# Task objective
Leave out the pictures, then reproduce the rest of the material exactly.

# Raw data
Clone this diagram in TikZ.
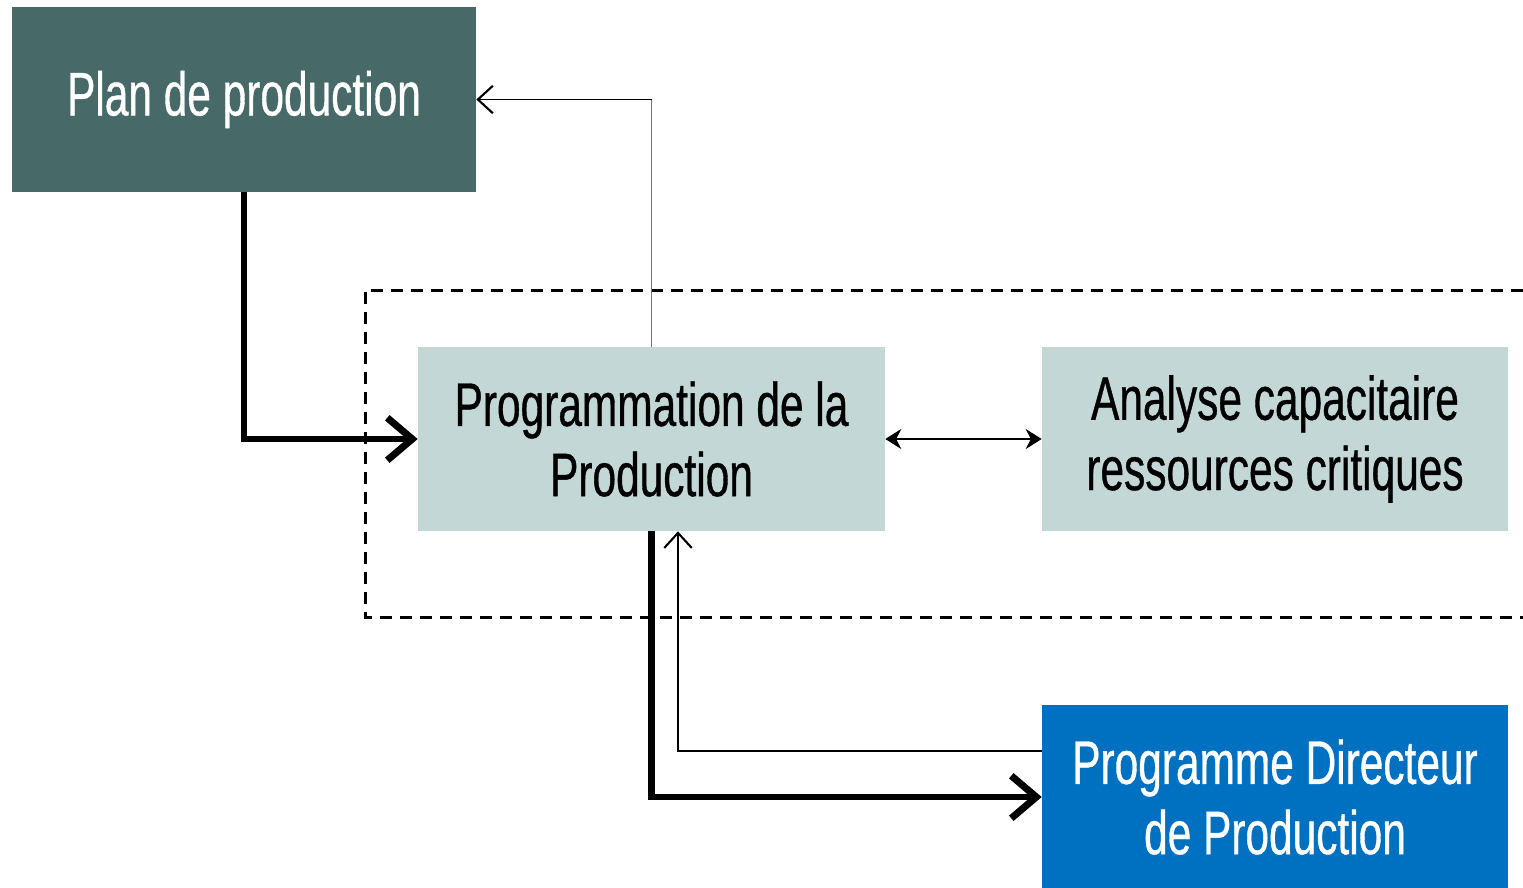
\documentclass[tikz,border=0pt]{standalone}
\usepackage{fontspec}
\setmainfont[FakeStretch=0.69,FakeBold=0.6]{Liberation Sans}
\usetikzlibrary{arrows.meta}
\definecolor{plancol}{HTML}{476A69}
\definecolor{progcol}{HTML}{C2D7D6}
\definecolor{pdpcol}{HTML}{0070C0}
\begin{document}
\begin{tikzpicture}[x=0.02cm,y=-0.02cm,
  boxstyle/.style={rectangle,inner sep=0pt,align=center,font=\fontsize{35}{40}\selectfont},
  thickarrow/.style={line width=3.6pt,-{Straight Barb[length=0.5cm,width=0.85cm,line width=4pt]}},
  thinarrow/.style={line width=1.1pt,-{Straight Barb[length=0.3cm,width=0.55cm,line width=1.2pt]}},
  dblarrow/.style={line width=1.3pt,{Stealth[length=0.32cm,width=0.4cm]}-{Stealth[length=0.32cm,width=0.4cm]}},
  dashbox/.style={line width=1.7pt,dash pattern=on 0.24cm off 0.16cm}]
\useasboundingbox (0,0) rectangle (1523,887);
% dashed frame (open on the right)
\draw[dashbox] (1523,290) -- (365,290) -- (365,617) -- (1523,617);
% boxes
\node[boxstyle,fill=plancol,text=white,minimum width=9.28cm,minimum height=3.7cm] (plan) at (244,99.5) {Plan de production};
\node[boxstyle,fill=progcol,text=black,minimum width=9.34cm,minimum height=3.68cm] (prog) at (651.5,439) {Programmation de la\\Production};
\node[boxstyle,fill=progcol,text=black,minimum width=9.32cm,minimum height=3.68cm] (ana) at (1275,439) {Analyse capacitaire\\ressources critiques};
\node[boxstyle,fill=pdpcol,text=white,minimum width=9.32cm,minimum height=3.7cm] (pdp) at (1275,797) {Programme Directeur\\de Production};
% connectors
\draw[thickarrow] (plan.south) |- (prog.west);
\coordinate (corner) at (prog.north |- plan.east);
\draw[line width=1.1pt,draw=black!55] (prog.north) -- (corner);
\draw[thinarrow] (corner) -- (plan.east);
\draw[dblarrow] (prog.east) -- (ana.west);
\draw[thickarrow] (prog.south) |- (pdp.west);
\draw[thinarrow] ([yshift=0.92cm]pdp.west) -| ([xshift=0.53cm]prog.south);
\end{tikzpicture}
\end{document}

# Answer to this exercise
Clone this diagram in TikZ.
\documentclass[tikz,border=0pt]{standalone}
\usepackage{fontspec}
\setmainfont[FakeStretch=0.69,FakeBold=0.6]{Liberation Sans}
\usetikzlibrary{arrows.meta}
\definecolor{plancol}{HTML}{476A69}
\definecolor{progcol}{HTML}{C2D7D6}
\definecolor{pdpcol}{HTML}{0070C0}
\begin{document}
\begin{tikzpicture}[x=0.02cm,y=-0.02cm,
  boxstyle/.style={rectangle,inner sep=0pt,align=center,font=\fontsize{35}{40}\selectfont},
  thickarrow/.style={line width=3.6pt,-{Straight Barb[length=0.5cm,width=0.85cm,line width=4pt]}},
  thinarrow/.style={line width=1.1pt,-{Straight Barb[length=0.3cm,width=0.55cm,line width=1.2pt]}},
  dblarrow/.style={line width=1.3pt,{Stealth[length=0.32cm,width=0.4cm]}-{Stealth[length=0.32cm,width=0.4cm]}},
  dashbox/.style={line width=1.7pt,dash pattern=on 0.24cm off 0.16cm}]
\useasboundingbox (0,0) rectangle (1523,887);
% dashed frame (open on the right)
\draw[dashbox] (1523,290) -- (365,290) -- (365,617) -- (1523,617);
% boxes
\node[boxstyle,fill=plancol,text=white,minimum width=9.28cm,minimum height=3.7cm] (plan) at (244,99.5) {Plan de production};
\node[boxstyle,fill=progcol,text=black,minimum width=9.34cm,minimum height=3.68cm] (prog) at (651.5,439) {Programmation de la\\Production};
\node[boxstyle,fill=progcol,text=black,minimum width=9.32cm,minimum height=3.68cm] (ana) at (1275,439) {Analyse capacitaire\\ressources critiques};
\node[boxstyle,fill=pdpcol,text=white,minimum width=9.32cm,minimum height=3.7cm] (pdp) at (1275,797) {Programme Directeur\\de Production};
% connectors
\draw[thickarrow] (plan.south) |- (prog.west);
\coordinate (corner) at (prog.north |- plan.east);
\draw[line width=1.1pt,draw=black!55] (prog.north) -- (corner);
\draw[thinarrow] (corner) -- (plan.east);
\draw[dblarrow] (prog.east) -- (ana.west);
\draw[thickarrow] (prog.south) |- (pdp.west);
\draw[thinarrow] ([yshift=0.92cm]pdp.west) -| ([xshift=0.53cm]prog.south);
\end{tikzpicture}
\end{document}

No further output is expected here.